Here’s what you need to know about taking out an online loan for your business.
Write a Business Plan
Your business plan is the first thing a potential lender will look at. They want to know about your goals, both short and long term. They will also want to see a sound strategy as to how you plan to help your business grow. They want to see that you have a clear understanding of what’s needed to get your business off the ground, and that includes marketing, funding and what you’ll do if the business doesn’t take off immediately.

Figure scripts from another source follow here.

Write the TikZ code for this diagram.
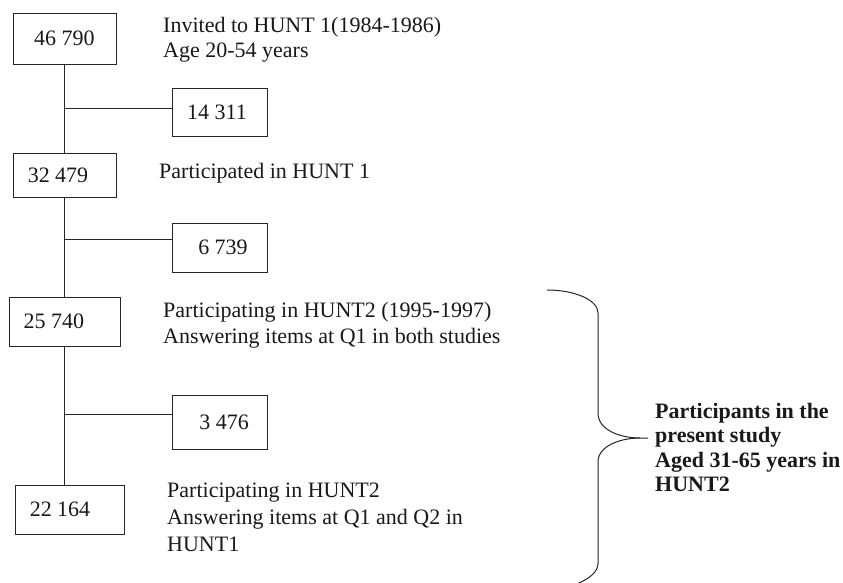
\documentclass[tikz,border=0pt]{standalone}
\usepackage{fontspec}
\setmainfont{Liberation Serif}
\begin{document}
\begin{tikzpicture}[x=1pt,y=-1pt,
  box/.style={draw=black!85, line width=1pt, inner sep=0pt, font=\fontsize{22}{25}\selectfont, text=black!90},
  desc/.style={anchor=base west, align=left, inner sep=0pt, font=\fontsize{22}{26}\selectfont, text=black!90},
  link/.style={draw=black!85, line width=1pt}]
\useasboundingbox (0,0) rectangle (843,582);
\clip (0,0) rectangle (843,582);
\fill[white] (0,0) rectangle (843,582);
% boxes
\node[box, minimum width=103, minimum height=51] (b1) at (64.5,38.5) {46 790};
\node[box, minimum width=95, minimum height=48] (b2) at (219.5,112) {\hspace*{-5pt}14 311};
\node[box, minimum width=103, minimum height=44] (b3) at (64.5,175) {\hspace*{-13pt}32 479};
\node[box, minimum width=95, minimum height=49] (b4) at (219.5,247.5) {\hspace*{7pt}6 739};
\node[box, minimum width=111, minimum height=49] (b5) at (64.5,321.5) {\hspace*{-21pt}25 740};
\node[box, minimum width=95, minimum height=54] (b6) at (219.5,422) {\hspace*{9pt}3 476};
\node[box, minimum width=109, minimum height=49] (b7) at (69.5,509.5) {\hspace*{-19pt}22 164};
% trunk
\draw[link] (b1) -- (b3);
\draw[link] (b3) -- (b5);
\draw[link] (b5.south) -- (b5.south |- b7.north);
% branches
\coordinate (j1) at (64.5,108);
\coordinate (j2) at (64.5,239);
\coordinate (j3) at (64.5,414);
\draw[link] (j1) -- (j1 -| b2.west);
\draw[link] (j2) -- (j2 -| b4.west);
\draw[link] (j3) -- (j3 -| b6.west);
% descriptions (base anchor = last line's baseline)
\node[desc, font=\fontsize{22}{25}\selectfont] (t1) at (163,57) {Invited to HUNT 1(1984-1986)\\Age 20-54 years};
\node[desc] (t2) at (159,178) {Participated in HUNT 1};
\node[desc] (t3) at (163,343) {Participating in HUNT2 (1995-1997)\\Answering items at Q1 in both studies};
\node[desc, font=\fontsize{22}{27}\selectfont] (t4) at (167,551) {Participating in HUNT2\\Answering items at Q1 and Q2 in\\HUNT1};
\node[desc, font=\fontsize{22}{24.5}\selectfont\bfseries] (t5) at (655,491.5) {Participants in the\\present study\\Aged 31-65 years in\\HUNT2};
% brace
\coordinate (tip) at (648,438);
\draw[link] (547,290) .. controls (575,290) and (598,300) .. (598,313) -- (598,413)
  .. controls (598,430) and (620,438) .. (640,438) -- (tip);
\draw[link] (640,438) .. controls (620,438) and (598,446) .. (598,462) -- (598,563)
  .. controls (598,572) and (590,579) .. (572,586);
\end{tikzpicture}
\end{document}
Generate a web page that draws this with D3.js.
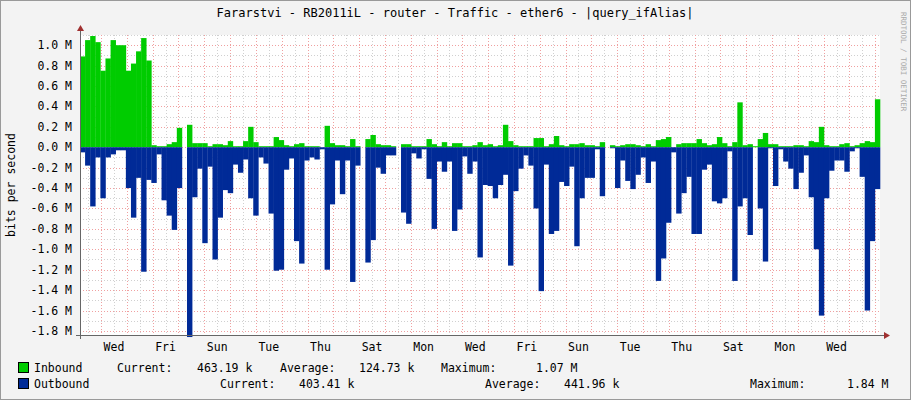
<!DOCTYPE html>
<html>
<head>
<meta charset="utf-8">
<script src="https://cdn.jsdelivr.net/npm/d3@7"></script>
<style>
  body { margin: 0; background: #f3f3f3; }
  text { font-family: "DejaVu Sans Mono", monospace; }
</style>
</head>
<body>
<svg id="chart" width="911" height="400"></svg>
<script>
// values in M bits/s, one per ~5px sample
const inbound = [0.89,1.05,1.09,1.03,0.75,0.87,1.05,1.0,1.0,0.75,0.82,0.94,1.07,0.85,0.02,0.01,0.01,0.03,0.05,0.19,
  0,0.22,0.04,0.04,0.04,0.01,0.03,0.03,0.02,0.06,0.01,0.01,0.06,0.2,0.05,0.01,0.01,0.01,0.1,0.07,
  0.02,0.01,0.03,0.04,0.01,0.01,0.01,0,0.21,0.04,0.02,0.02,0.01,0.08,0.01,0,0.08,0.12,0.03,0.02,
  0.02,0.01,0,0.03,0.03,0.01,0.01,0.01,0.08,0.03,0.01,0.05,0.01,0.04,0.04,0.01,0.01,0.02,0.05,0.02,
  0.03,0.01,0.02,0.22,0.06,0.02,0.01,0.01,0.01,0.09,0.09,0.01,0.03,0.11,0.02,0.01,0.03,0.03,0.04,0.02,
  0.02,0.01,0.05,0,0.02,0.01,0.02,0.03,0.03,0.02,0.01,0.03,0.01,0.07,0.08,0.1,0,0.03,0.04,0.04,
  0.04,0.08,0.04,0.02,0.03,0.1,0.04,0.01,0.05,0.44,0.02,0.03,0.01,0.08,0.14,0.03,0.03,0.01,0.01,0.01,
  0.02,0.02,0.01,0.06,0.05,0.2,0.02,0.01,0.01,0.03,0.04,0.01,0.02,0.04,0.06,0.05,0.47];
const outbound = [0.05,0.18,0.58,0.1,0.5,0.1,0.07,0.03,0.03,0.4,0.69,0.3,1.22,0.32,0.35,0.07,0.52,0.67,0.81,0.4,
  0,1.86,0.49,0.21,0.94,0.19,1.1,0.69,0.42,0.45,0.17,0.25,0.12,0.5,0.67,0.1,0.16,0.65,1.21,1.2,
  0.22,0.11,0.92,1.14,0.13,0.1,0.12,0.02,1.2,0.56,0.13,0.46,0.13,1.32,0.18,0,1.13,0.91,0.2,0.26,
  0.08,0.08,0,0.64,0.75,0.06,0.11,0.02,0.31,0.8,0.14,0.24,0.14,0.82,0.61,0.09,0.26,0.14,1.08,0.37,
  0.38,0.5,0.37,0.27,1.16,0.43,0.21,0.08,0.18,0.6,1.41,0.17,0.85,0.82,0.34,0.38,0.19,0.97,0.5,0.3,
  0.3,0.02,0.48,0,0.01,0.4,0.13,0.33,0.41,0.27,0.1,0.35,0.14,1.31,1.09,0.74,0.05,0.65,0.45,0.29,
  0.85,0.85,0.22,0.17,0.53,0.55,0.5,0.04,1.31,0.58,0.5,0.86,0,0.6,1.12,0.01,0.38,0.02,0.14,0.21,
  0.41,0.25,0.08,0.49,1.0,1.65,0.5,0.23,0.13,0.13,0.24,0.04,0.01,0.29,1.6,0.92,0.41];
const dayLabels = ["Wed","Fri","Sun","Tue","Thu","Sat","Mon","Wed","Fri","Sun","Tue","Thu","Sat","Mon","Wed"];
const yTicks = [1.0,0.8,0.6,0.4,0.2,0,-0.2,-0.4,-0.6,-0.8,-1.0,-1.2,-1.4,-1.6,-1.8];

const svg = d3.select("#chart");
const pLeft = 80, pRight = 880, pTop = 35, pBottom = 335;
const hours = 372;

const x = d3.scaleLinear().domain([0, hours]).range([pLeft, pRight]);
const xi = d3.scaleLinear().domain([0, inbound.length]).range([pLeft, pRight]);
const y = d3.scaleLinear().domain([-1.84, 1.1]).range([pBottom, pTop]);

svg.append("rect").attr("x", 0.5).attr("y", 0.5).attr("width", 910).attr("height", 399)
  .attr("fill", "#f3f3f3").attr("stroke", "#999");
svg.append("rect").attr("x", pLeft).attr("y", pTop).attr("width", pRight - pLeft).attr("height", pBottom - pTop)
  .attr("fill", "#fff");

// grid
const minorY = d3.range(-18, 12).map(d => d / 10);
svg.selectAll(".gy").data(minorY).enter().append("line")
  .attr("x1", pLeft).attr("x2", pRight).attr("y1", d => Math.round(y(d)) + 0.5).attr("y2", d => Math.round(y(d)) + 0.5)
  .attr("stroke", d => Math.round(d * 10) % 2 === 0 ? "#f0a0a0" : "#d0d0d0")
  .attr("stroke-dasharray", "1,2");
const gridX = d3.range(3.8, hours, 6);
svg.selectAll(".gx").data(gridX).enter().append("line")
  .attr("y1", pTop).attr("y2", pBottom).attr("x1", d => Math.round(x(d)) + 0.5).attr("x2", d => Math.round(x(d)) + 0.5)
  .attr("stroke", (d, i) => i % 2 === 1 ? "#f0a0a0" : "#d0d0d0")
  .attr("stroke-dasharray", "1,2");

// bars
const bw = (pRight - pLeft) / inbound.length;
svg.selectAll(".in").data(inbound).enter().append("rect")
  .attr("x", (d, i) => xi(i)).attr("width", bw + 0.3)
  .attr("y", d => y(d)).attr("height", d => y(0) - y(d))
  .attr("fill", "#00cc00");
svg.selectAll(".out").data(outbound).enter().append("rect")
  .attr("x", (d, i) => xi(i)).attr("width", bw + 0.3)
  .attr("y", y(0)).attr("height", d => y(-d) - y(0))
  .attr("fill", "#002a97");

// axes
svg.append("line").attr("x1", pLeft - 4).attr("x2", pRight + 6).attr("y1", pBottom + 0.5).attr("y2", pBottom + 0.5).attr("stroke", "#666");
svg.append("line").attr("x1", pLeft + 0.5).attr("x2", pLeft + 0.5).attr("y1", pTop - 6).attr("y2", pBottom + 4).attr("stroke", "#666");
svg.append("path").attr("d", `M${pRight + 4},${pBottom - 3}L${pRight + 10},${pBottom + 0.5}L${pRight + 4},${pBottom + 4}Z`).attr("fill", "#a03030");
svg.append("path").attr("d", `M${pLeft - 3},${pTop - 4}L${pLeft + 0.5},${pTop - 10}L${pLeft + 4},${pTop - 4}Z`).attr("fill", "#a03030");

svg.selectAll(".yl").data(yTicks).enter().append("text")
  .attr("x", pLeft - 8).attr("y", d => y(d) + 4).attr("text-anchor", "end")
  .attr("font-size", 11.5).attr("fill", "#000")
  .text(d => (d < 0 ? "-" : "") + Math.abs(d).toFixed(1) + " M");

svg.selectAll(".xl").data(dayLabels).enter().append("text")
  .attr("x", (d, i) => x(15.8 + 24 * i)).attr("y", pBottom + 16).attr("text-anchor", "middle")
  .attr("font-size", 11.5).text(d => d);

svg.append("text").attr("x", 455).attr("y", 17).attr("text-anchor", "middle").attr("font-size", 12)
  .text("Fararstvi - RB2011iL - router - Traffic - ether6 - |query_ifAlias|");
svg.append("text").attr("transform", "translate(15,185) rotate(-90)").attr("text-anchor", "middle")
  .attr("font-size", 11.5).text("bits per second");
svg.append("text").attr("transform", "translate(901,12) rotate(90)").attr("font-size", 7.5)
  .attr("fill", "#aaa").text("RRDTOOL / TOBI OETIKER");

// legend
const legend = [
  { color: "#00cc00", y: 372, items: [[34, "Inbound"], [117, "Current:"], [197, "463.19 k"], [280, "Average:"], [359, "124.73 k"], [441, "Maximum:"], [536, "1.07 M"]] },
  { color: "#002a97", y: 388, items: [[34, "Outbound"], [220, "Current:"], [299, "403.41 k"], [485, "Average:"], [564, "441.96 k"], [750, "Maximum:"], [847, "1.84 M"]] }
];
legend.forEach(row => {
  svg.append("rect").attr("x", 18.5).attr("y", row.y - 9.5).attr("width", 10).attr("height", 10)
    .attr("fill", row.color).attr("stroke", "#000");
  row.items.forEach(([tx, t]) => svg.append("text").attr("x", tx).attr("y", row.y).attr("font-size", 11.5).text(t));
});
</script>
</body>
</html>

Most small businesses, or even ones that are just taking shape, usually don’t have a lot of insight when it comes to self-employed loans. For this reason alone, it’s important you do the research and compare a variety of lenders. All lenders are not created equal and accepting a loan from the wrong can be costly.
Know Your Expenses
If there’s one surefire way for a business to go under before they even get started, it’s underestimating their expenses. When it comes to getting an online loan, you need to be 100 percent certain of how much you are going to need. You need to make a list of all possible expenses and increase them by 25 to 50 percent.
Be Honest About Your Income
Overestimating your earnings potentially is just as disastrous as underestimating your expenses. Since lack of cash flow is what causes more than 80 percent of new businesses to go under, it’s imperative that you go over your budget, determine the amount of profit you expect and then reduce it by half. You can do this by running an audit.
Even if you’re just starting out, you need to take a long, hard look at your cash, credit history, and collateral. These three factors play a huge role in the approval process. For instance, if your credit is less than ideal, you need to find out why and find ways to increase your credit score. Since most new companies usually don’t have a surplus of money, your credit score can be a determining factor.
Prepare Documents in Advance
In addition to calculating your potential ROI and monthly expenses, you also need to have your paperwork in order. While the application requirements vary between lenders, in general, you’ll need a copy of your business plan, current financial statements and a breakdown of your projected cash flow. Be sure to include as much concise information as you can in your loan application. Lenders want to know your business goals, your own financial picture and where you see your business in the long run.
Just like any commercial in-person loan, getting a small business loan online is a process. And being rejected by one lender doesn’t mean you’ll be rejected by the next. The best thing you can do to up the chances of approval is to be prepared. As with any type of loan, lenders want to see all of the information laid out in a clear and concise manner. If your application is too vague, the risk of being rejected is significantly higher.